Policy in France. 1410.
Success of his policy.
In France he made his weight felt by alternately siding with one or other of the great parties which divided that kingdom. His natural connection would have been the Burgundians; and he first attached himself so far to that party as to send a considerable army to their assistance. A battle fought near St. Cloud (1411), in which the Armagnacs (as the friends of Orleans were now called) were worsted, for the time rendered the Duke of Burgundy the master of France. Henry chose this opportunity to change sides, and entered into an arrangement with the defeated princes, by which he was secured the full possession of Guienne. He intended at the same time to have led an army into France, and to have imitated the career of Edward III. The national danger produced a temporary friendship between the French parties, and Burgundy, at a meeting held at Auxerre, succeeded in persuading the Armagnacs to annul their arrangement with the English.
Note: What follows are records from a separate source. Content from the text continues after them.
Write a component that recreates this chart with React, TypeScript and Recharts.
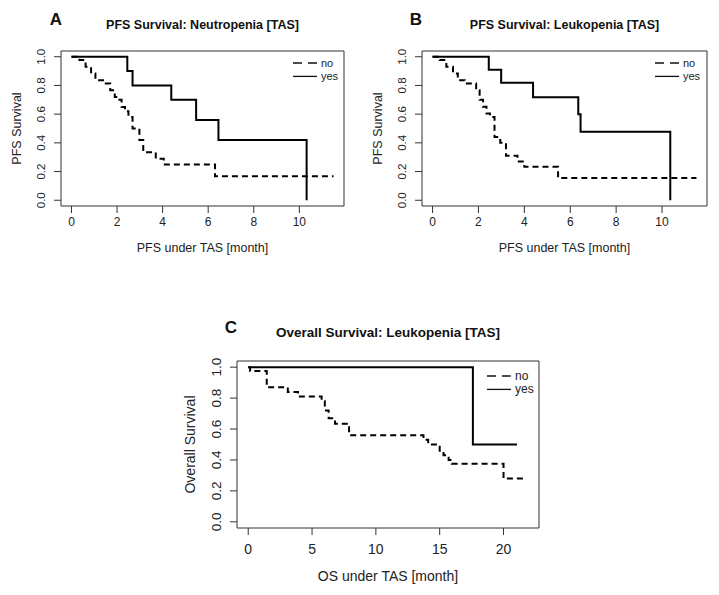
import React from "react";
import { LineChart, Line, XAxis, YAxis, ReferenceArea, Legend, Label } from "recharts";

const FONT = "'Liberation Sans', Arial, Helvetica, sans-serif";

// A: PFS by neutropenia
const aNoTime = [0, 0.35, 0.62, 0.86, 1.05, 1.45, 1.7, 1.9, 2.05, 2.2, 2.35, 2.5, 2.68, 2.98, 3.15, 3.7, 4.05, 6.3, 11.5];
const aNoSurv = [1, 0.977, 0.93, 0.884, 0.837, 0.814, 0.767, 0.72, 0.7, 0.65, 0.62, 0.58, 0.5, 0.42, 0.335, 0.29, 0.25, 0.167, 0.167];
const aYesTime = [0, 2.45, 2.68, 4.38, 5.47, 6.45, 10.32];
const aYesSurv = [1, 0.9, 0.8, 0.7, 0.56, 0.42, 0];

// B: PFS by leukopenia
const bNoTime = [0, 0.31, 0.6, 0.89, 1.1, 1.4, 1.9, 2.05, 2.2, 2.35, 2.5, 2.7, 2.95, 3.2, 3.7, 4.0, 5.47, 11.5];
const bNoSurv = [1, 0.977, 0.93, 0.884, 0.837, 0.814, 0.767, 0.7, 0.651, 0.605, 0.58, 0.44, 0.4, 0.31, 0.27, 0.233, 0.155, 0.155];
const bYesTime = [0, 2.45, 2.99, 4.38, 6.35, 6.45, 10.36];
const bYesSurv = [1, 0.909, 0.818, 0.718, 0.6, 0.478, 0];

// C: OS by leukopenia
const cNoTime = [0, 0.15, 1.45, 3.1, 3.9, 5.75, 6.0, 6.3, 6.8, 7.9, 13.73, 14.1, 15.0, 15.3, 15.7, 15.95, 20.0, 21.7];
const cNoSurv = [1, 0.975, 0.87, 0.84, 0.81, 0.78, 0.72, 0.67, 0.635, 0.56, 0.53, 0.5, 0.46, 0.43, 0.4, 0.375, 0.28, 0.28];
const cYesTime = [0, 17.6, 21.05];
const cYesSurv = [1, 0.5, 0.5];

const pfsTicks = [0, 2, 4, 6, 8, 10];
const osTicks = [0, 5, 10, 15, 20];
const survTicks = [0, 0.2, 0.4, 0.6, 0.8, 1.0];
const groups = ["no", "yes"];

const toPoints = (t: number[], s: number[]) => t.map((x, i) => ({ t: x, s: s[i] }));

type Cfg = {
  letter: string;
  title: string;
  xTitle: string;
  yTitle: string;
  left: number;
  top: number;
  width: number;
  height: number;
  plot: { l: number; t: number; r: number; b: number };
  xDomain: [number, number];
  xTicks: number[];
  no: { t: number; s: number }[];
  yes: { t: number; s: number }[];
  tickFs: number;
  yTickFs: number;
  titleFs: number;
  axisFs: number;
  legendFs: number;
  xTickOff: number;
  yTickOff: number;
  xTitleOff: number;
  yTitleOff: number;
  titleY: number;
  letterX: number;
  letterY: number;
  legendX: number;
  legendY: number;
};

const panels: Cfg[] = [
  {
    letter: "A",
    title: "PFS Survival: Neutropenia [TAS]",
    xTitle: "PFS under TAS [month]",
    yTitle: "PFS Survival",
    left: 0, top: 0, width: 360, height: 280,
    plot: { l: 61, t: 51, r: 344, b: 206 },
    xDomain: [-0.46, 11.96],
    xTicks: pfsTicks,
    no: toPoints(aNoTime, aNoSurv),
    yes: toPoints(aYesTime, aYesSurv),
    tickFs: 12, yTickFs: 11.5, titleFs: 12.5, axisFs: 12.5, legendFs: 11,
    xTickOff: 15.7, yTickOff: 19.5, xTitleOff: 42, yTitleOff: 44,
    titleY: 25, letterX: 56, letterY: 20, legendX: 293, legendY: 63,
  },
  {
    letter: "B",
    title: "PFS Survival: Leukopenia [TAS]",
    xTitle: "PFS under TAS [month]",
    yTitle: "PFS Survival",
    left: 360, top: 0, width: 359, height: 280,
    plot: { l: 62, t: 51, r: 347, b: 206 },
    xDomain: [-0.46, 11.96],
    xTicks: pfsTicks,
    no: toPoints(bNoTime, bNoSurv),
    yes: toPoints(bYesTime, bYesSurv),
    tickFs: 12, yTickFs: 11.5, titleFs: 12.5, axisFs: 12.5, legendFs: 11,
    xTickOff: 15.7, yTickOff: 19.5, xTitleOff: 42, yTitleOff: 44,
    titleY: 25, letterX: 56, letterY: 20, legendX: 295, legendY: 63,
  },
  {
    letter: "C",
    title: "Overall Survival: Leukopenia [TAS]",
    xTitle: "OS under TAS [month]",
    yTitle: "Overall Survival",
    left: 170, top: 300, width: 400, height: 295,
    plot: { l: 67, t: 61, r: 369, b: 228 },
    xDomain: [-0.88, 22.78],
    xTicks: osTicks,
    no: toPoints(cNoTime, cNoSurv),
    yes: toPoints(cYesTime, cYesSurv),
    tickFs: 14, yTickFs: 13.5, titleFs: 13.5, axisFs: 14, legendFs: 12,
    xTickOff: 20.6, yTickOff: 20.3, xTitleOff: 48, yTitleOff: 47,
    titleY: 33, letterX: 61, letterY: 28, legendX: 317, legendY: 76,
  },
];

const Y_AXIS_W = 40;
const X_AXIS_H = 30;

function Panel({ cfg }: { cfg: Cfg }) {
  const { plot, width, height } = cfg;
  const midX = (plot.l + plot.r) / 2;
  const midY = (plot.t + plot.b) / 2;

  const xTick = (props: any) => {
    const { x, payload } = props;
    return (
      <text x={x} y={plot.b + cfg.xTickOff} textAnchor="middle" dominantBaseline="central"
        fontSize={cfg.tickFs} fill="#222" fontFamily={FONT}>
        {payload.value}
      </text>
    );
  };

  const yTick = (props: any) => {
    const { y, payload } = props;
    const cx = plot.l - cfg.yTickOff;
    return (
      <text x={cx} y={y} transform={`rotate(-90 ${cx} ${y})`} textAnchor="middle" dominantBaseline="central"
        fontSize={cfg.yTickFs} fill="#222" fontFamily={FONT}>
        {Number(payload.value).toFixed(1)}
      </text>
    );
  };

  const legend = () => (
    <svg width={60} height={30} style={{ display: "block" }}>
      {groups.map((g, i) => (
        <g key={g}>
          <line x1={0} x2={24} y1={6 + i * 13.4} y2={6 + i * 13.4} stroke="#111" strokeWidth={1.3}
            strokeDasharray={g === "no" ? "9 6" : undefined} />
          <text x={28} y={6 + i * 13.4} dominantBaseline="central" fontSize={cfg.legendFs} fill="#222" fontFamily={FONT}>
            {g}
          </text>
        </g>
      ))}
    </svg>
  );

  return (
    <div style={{ position: "absolute", left: cfg.left, top: cfg.top, width, height }}>
      <div style={{
        position: "absolute", left: cfg.letterX - 20, top: cfg.letterY - 10, width: 40, height: 20, lineHeight: "20px",
        textAlign: "center", fontFamily: FONT, fontWeight: "bold", fontSize: 17, color: "#111",
      }}>{cfg.letter}</div>
      <div style={{
        position: "absolute", left: midX - 200, top: cfg.titleY - 9, width: 400, height: 18, lineHeight: "18px",
        textAlign: "center", fontFamily: FONT, fontWeight: "bold", fontSize: cfg.titleFs, color: "#111",
      }}>{cfg.title}</div>
      <LineChart
        width={width}
        height={height}
        margin={{
          top: plot.t,
          right: width - plot.r,
          bottom: height - plot.b - X_AXIS_H,
          left: plot.l - Y_AXIS_W,
        }}
      >
        <XAxis
          dataKey="t"
          type="number"
          domain={cfg.xDomain}
          allowDataOverflow
          ticks={cfg.xTicks}
          height={X_AXIS_H}
          axisLine={false}
          tickLine={{ stroke: "#333" }}
          tickSize={7}
          tick={xTick}
          interval={0}
        >
          <Label
            content={() => (
              <text x={midX} y={plot.b + cfg.xTitleOff} textAnchor="middle" dominantBaseline="central"
                fontSize={cfg.axisFs} fill="#222" fontFamily={FONT}>
                {cfg.xTitle}
              </text>
            )}
          />
        </XAxis>
        <YAxis
          type="number"
          domain={[-0.04, 1.04]}
          allowDataOverflow
          ticks={survTicks}
          width={Y_AXIS_W}
          axisLine={false}
          tickLine={{ stroke: "#333" }}
          tickSize={7}
          tick={yTick}
          interval={0}
        >
          <Label
            content={() => {
              const lx = plot.l - cfg.yTitleOff;
              return (
                <text x={lx} y={midY} transform={`rotate(-90 ${lx} ${midY})`} textAnchor="middle"
                  dominantBaseline="central" fontSize={cfg.axisFs} fill="#222" fontFamily={FONT}>
                  {cfg.yTitle}
                </text>
              );
            }}
          />
        </YAxis>
        <ReferenceArea
          x1={cfg.xDomain[0]}
          x2={cfg.xDomain[1]}
          y1={-0.04}
          y2={1.04}
          fill="none"
          fillOpacity={0}
          stroke="#333"
          strokeWidth={1}
          ifOverflow="visible"
        />
        <Line
          data={cfg.no}
          dataKey="s"
          type="stepAfter"
          stroke="#000"
          strokeWidth={2}
          strokeDasharray="6 4"
          dot={false}
          activeDot={false}
          isAnimationActive={false}
        />
        <Line
          data={cfg.yes}
          dataKey="s"
          type="stepAfter"
          stroke="#000"
          strokeWidth={2}
          dot={false}
          activeDot={false}
          isAnimationActive={false}
        />
        <Legend
          layout="vertical"
          align="center"
          verticalAlign="middle"
          content={legend}
          wrapperStyle={{ left: cfg.legendX, top: cfg.legendY - 6, width: 60, height: 30 }}
        />
      </LineChart>
    </div>
  );
}

export default function App() {
  return (
    <div style={{ position: "absolute", left: 0, top: 0, width: 719, height: 595, background: "#fff" }}>
      {panels.map((p) => (
        <Panel key={p.letter} cfg={p} />
      ))}
    </div>
  );
}
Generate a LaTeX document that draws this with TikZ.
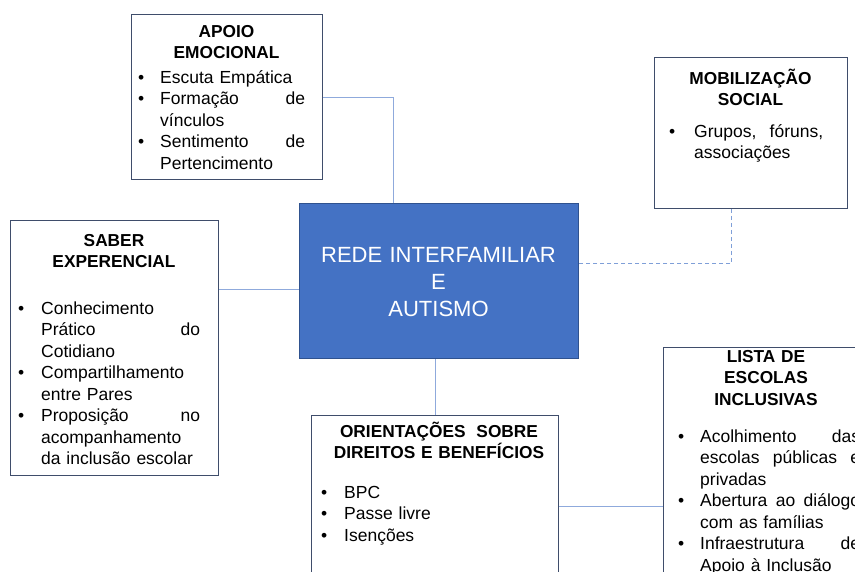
\documentclass[tikz,border=0pt]{standalone}
\usepackage{fontspec}
\setmainfont{Liberation Sans}
\usetikzlibrary{calc}
\definecolor{boxline}{HTML}{3F4D6B}
\definecolor{connc}{HTML}{8FAADC}
\definecolor{dashc}{HTML}{7F9FD8}
\definecolor{cfill}{HTML}{4472C4}
\definecolor{cline}{HTML}{2F528F}
\newcommand{\bu}[1][22pt]{\makebox[#1][l]{•}\ignorespaces}
\newcommand{\ct}[1][22pt]{\hspace*{#1}\ignorespaces}
\begin{document}
\begin{tikzpicture}[x=1pt,y=-1pt,
 boxnode/.style={draw=boxline, line width=0.9pt, fill=white, inner sep=0pt, anchor=north west},
 body/.style={font=\fontsize{17.5}{21.5}\selectfont, inner sep=0pt, align=left, anchor=base west},
 head/.style={font=\bfseries\fontsize{17.3}{21.5}\selectfont, inner sep=0pt, align=center, anchor=base},
 connline/.style={draw=connc, line width=0.9pt}]
\useasboundingbox (0,0) rectangle (855,571);
\clip (0,0) rectangle (855,571);
\fill[white] (0,0) rectangle (855,571);
% boxes
\node[boxnode, minimum width=191pt, minimum height=165pt] (apoio) at (131,14) {};
\node[boxnode, minimum width=193pt, minimum height=151pt] (mob) at (654,57) {};
\node[boxnode, minimum width=208pt, minimum height=255pt] (saber) at (10,220) {};
\node[boxnode, fill=cfill, draw=cline, minimum width=279pt, minimum height=155pt] (center) at (299,203) {};
\node[boxnode, minimum width=247pt, minimum height=182pt] (orient) at (311,415) {};
\node[boxnode, minimum width=240pt, minimum height=318pt] (lista) at (663,347) {};
% connectors
\draw[connline] (apoio.east) -| ([xshift=94pt]center.north west);
\draw[connline, draw=dashc, line width=1.1pt, dash pattern=on 4pt off 3pt] ([xshift=-19.5pt]mob.south) |- ([yshift=17.5pt]center.east);
\draw[connline] ([yshift=58.5pt]saber.east) -- ([yshift=58.5pt]saber.east -| center.west);
\draw[connline] (orient.north) -- (orient.north |- center.south);
\draw[connline] (orient.east) -- (lista.west);
% central text
\node[inner sep=0pt, anchor=base, text width=270pt, align=center, text=white, font=\fontsize{22}{27}\selectfont] (centertxt) at (438.5,262) {REDE INTERFAMILIAR\\E\\AUTISMO};
% apoio
\node[head, text width=180pt] (apoiohd) at (226.5,37) {APOIO\\EMOCIONAL};
\node[body, text width=167pt] (apoiotx) at (138,83) {\bu Escuta Empática\\
\bu Formação\hfill de\\
\ct vínculos\\
\bu Sentimento\hfill de\\
\ct Pertencimento};
% mobilizacao
\node[head, text width=185pt] (mobhd) at (750.5,84) {MOBILIZAÇÃO\\SOCIAL};
\node[body, text width=154pt] (mobtx) at (669,137) {\bu[25pt]Grupos,\hfill fóruns,\\
\ct[25pt]associações};
% saber
\node[head, text width=200pt] (saberhd) at (114,246) {SABER\\EXPERENCIAL};
\node[body, text width=182pt] (sabertx) at (18,314) {\bu[23pt]Conhecimento\\
\ct[23pt]Prático\hfill do\\
\ct[23pt]Cotidiano\\
\bu[23pt]Compartilhamento\\
\ct[23pt]entre Pares\\
\bu[23pt]Proposição\hfill no\\
\ct[23pt]acompanhamento\\
\ct[23pt]da inclusão escolar};
% orientacoes
\node[head, text width=240pt] (orienthd) at (439,437) {\makebox[198pt]{ORIENTAÇÕES\hfill SOBRE}\\DIREITOS E BENEFÍCIOS};
\node[body, text width=200pt] (orienttx) at (321,498) {\bu[23pt]BPC\\
\bu[23pt]Passe livre\\
\bu[23pt]Isenções};
% lista
\node[head, text width=180pt] (listahd) at (766,362) {LISTA DE\\ESCOLAS\\INCLUSIVAS};
\node[body, text width=182pt] (listatx) at (678,442) {\bu Acolhimento\hfill das\\
\ct escolas\hfill públicas\hfill e\\
\ct privadas\\
\bu Abertura\hfill ao\hfill diálogo\\
\ct com as famílias\\
\bu Infraestrutura\hfill de\\
\ct Apoio à Inclusão};
\end{tikzpicture}
\end{document}
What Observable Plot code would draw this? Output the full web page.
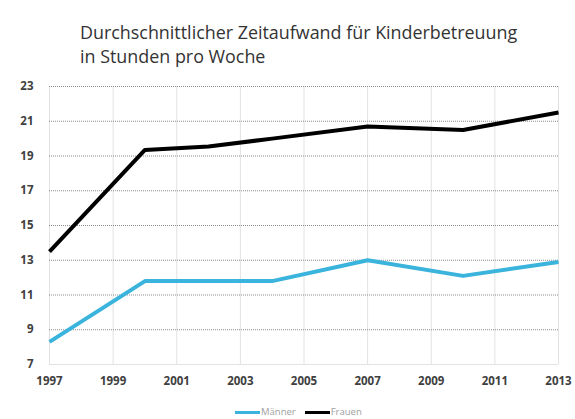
<!DOCTYPE html>
<html>
<head>
<meta charset="utf-8">
<script src="https://cdn.jsdelivr.net/npm/d3@7"></script>
<script src="https://cdn.jsdelivr.net/npm/@observablehq/plot@0.6"></script>
<style>
  body { margin: 0; background: #fff; width: 575px; height: 419px; overflow: hidden; font-family: "Open Sans", sans-serif; }
  #title { height: 72px; box-sizing: border-box; padding: 20px 0 0 80px; font-size: 17.9px; line-height: 24px; color: #333; }
  #legend { position: absolute; top: 406px; left: 235px; font-size: 9.5px; line-height: 12px; color: #a0a0a0; display: flex; align-items: center; }
  .sw { display: inline-block; width: 25px; height: 3px; margin-right: 1px; }
  #chart { position: absolute; top: 72px; left: 0; }
</style>
</head>
<body>
<div id="title">Durchschnittlicher Zeitaufwand für Kinderbetreuung<br>in Stunden pro Woche</div>
<div id="chart"></div>
<div id="legend"></div>
<script>
const seriesNames = ["Männer", "Frauen"];
const seriesColors = ["#3ab4dc", "#000000"];
const maennerYears = [1997, 2000, 2004, 2007, 2010, 2013];
const maennerValues = [8.3, 11.8, 11.8, 13.0, 12.1, 12.9];
const frauenYears = [1997, 2000, 2002, 2004, 2007, 2010, 2013];
const frauenValues = [13.5, 19.35, 19.55, 20.0, 20.7, 20.5, 21.5];
const xTicks = [1997, 1999, 2001, 2003, 2005, 2007, 2009, 2011, 2013];
const yTicks = [7, 9, 11, 13, 15, 17, 19, 21, 23];

const data = [
  ...maennerYears.map((y, i) => ({year: y, value: maennerValues[i], series: seriesNames[0]})),
  ...frauenYears.map((y, i) => ({year: y, value: frauenValues[i], series: seriesNames[1]}))
];

const chart = Plot.plot({
  width: 575,
  height: 322,
  marginLeft: 49,
  marginRight: 17,
  marginTop: 14,
  marginBottom: 30,
  style: {fontFamily: "Open Sans, sans-serif", background: "transparent"},
  x: {domain: [1997, 2013], ticks: xTicks, tickFormat: d => String(d), label: null},
  y: {domain: [7, 23], ticks: yTicks, label: null},
  color: {domain: seriesNames, range: seriesColors},
  marks: [
    Plot.ruleX(xTicks, {stroke: "#e2e2e2", strokeWidth: 1}),
    Plot.ruleY(yTicks.filter(d => d > 7), {stroke: "#8c8c8c", strokeWidth: 1, strokeDasharray: "1,1"}),
    Plot.ruleY([7], {stroke: "#e2e2e2", strokeWidth: 1}),
    Plot.axisX({ticks: xTicks, tickFormat: d => String(d), tickSize: 0, tickPadding: 12, fontSize: 11.5, fontWeight: "bold", fill: "#404040", label: null}),
    Plot.axisY({ticks: yTicks, tickSize: 0, tickPadding: 16, fontSize: 11.5, fontWeight: "bold", fill: "#404040", label: null}),
    Plot.line(data, {x: "year", y: "value", z: "series", stroke: "series", strokeWidth: 4, strokeLinejoin: "round", strokeLinecap: "butt"})
  ]
});
document.getElementById("chart").appendChild(chart);

const legend = document.getElementById("legend");
seriesNames.forEach((n, i) => {
  const item = document.createElement("span");
  item.style.display = "inline-flex";
  item.style.alignItems = "center";
  item.style.marginRight = "9px";
  item.innerHTML = `<span class="sw" style="background:${seriesColors[i]}"></span>${n}`;
  legend.appendChild(item);
});
</script>
</body>
</html>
Henry’s health prevented him from leading the expedition, as he intended; but an army, under the Duke of Clarence, his second son, laid waste Maine and Touraine, and was only stopped by the payment of a large sum of money. After this Clarence withdrew to complete the conquest of Guienne. Thus, though unable to fulfil his ambitious project of invasion, Henry had contrived to make his position abroad very different from what it was at the beginning of his reign, when the French could refuse him the royal title, and paralyze his home policy by a threat of invasion.
His alliance with the Church.
Persecuting statute. 1401.
Views of the nation with regard to the Church.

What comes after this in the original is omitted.